$\sin(1/x)$ space with a line is not locally path connected?

Question

Let $X = \text{ $\sin(1/x)$ space } \cup \text { line from $(0,1)$ to $(\frac{1}{2 \pi}, 0$})$,

Where $$\sin(1/x) \text { space }= \{(0,y) : y \in [-1,1] \cup \{(x, \sin(1/x)) : x \in (0, \frac{1}{2 \pi}]\}$$

Show that $X$ is path connected but not locally path connected.

The definition of locally path connected: $X$ is locally path connected if, for each $x \in X$ and every open neighborhood $U$ of $x$, there is an open $V$ with $x \in V \subseteq U$ such that any two points in $V$ can be jointed by a path in $U$.

---

Path connected is simple to prove, but I can't see how this isn't locally path connected.

Anyone have any ideas?

Answer 1

It is probably easiest to show that the point $(0, 0)$ doesn't satisfy the property of being locally path connected. The picture below shows the space in question: (ignore the left of the y-axis)

Pick an open ball of radius $R$ about $(0,0)$ with $R$ small enough that the ball doesn't intersect the green line. Denote this $B((0,0), R)$. Given any open subset $V$ of $B((0,0), R)$ we must have an open ball of radius $r \le R$ with $B((0,0), r) \subset V$.

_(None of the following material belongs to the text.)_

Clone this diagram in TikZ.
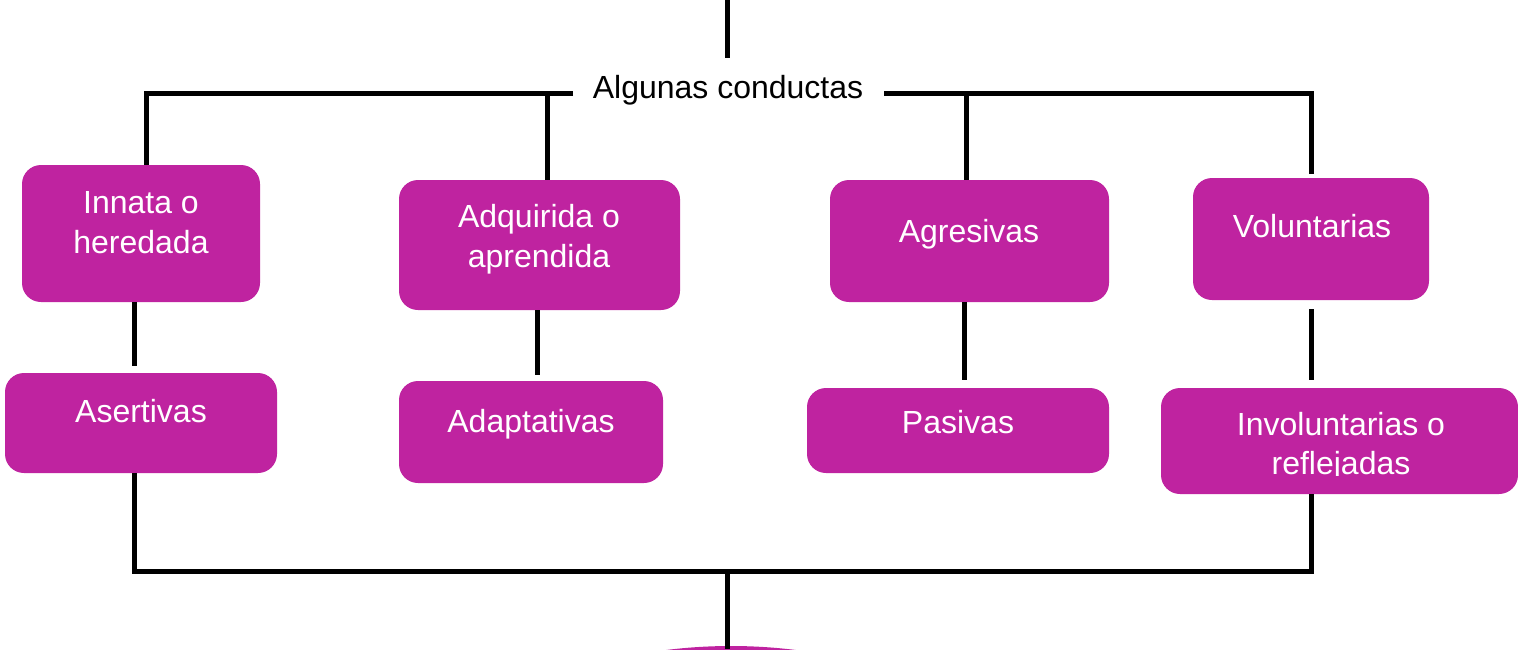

If we can show that these spaces are not path connected then we're done. However it is obviously the case that these spaces are not path connected. If we could join up the $\sin(1/x) \text{-space}$ to the $y$-axis by a continuous path all inside $B((0,0), r)$; then we could certainly join up simply the $\sin(1/x) \text{-space}$ to the $y$-axis not necessarily constrained to the open ball $B((0,0), r)$.
However this cannot be done (this is a standard example of non-path connected space that is a connected space - see 'topologists sine curve'). But if you need help with this just ask. Hope this helps!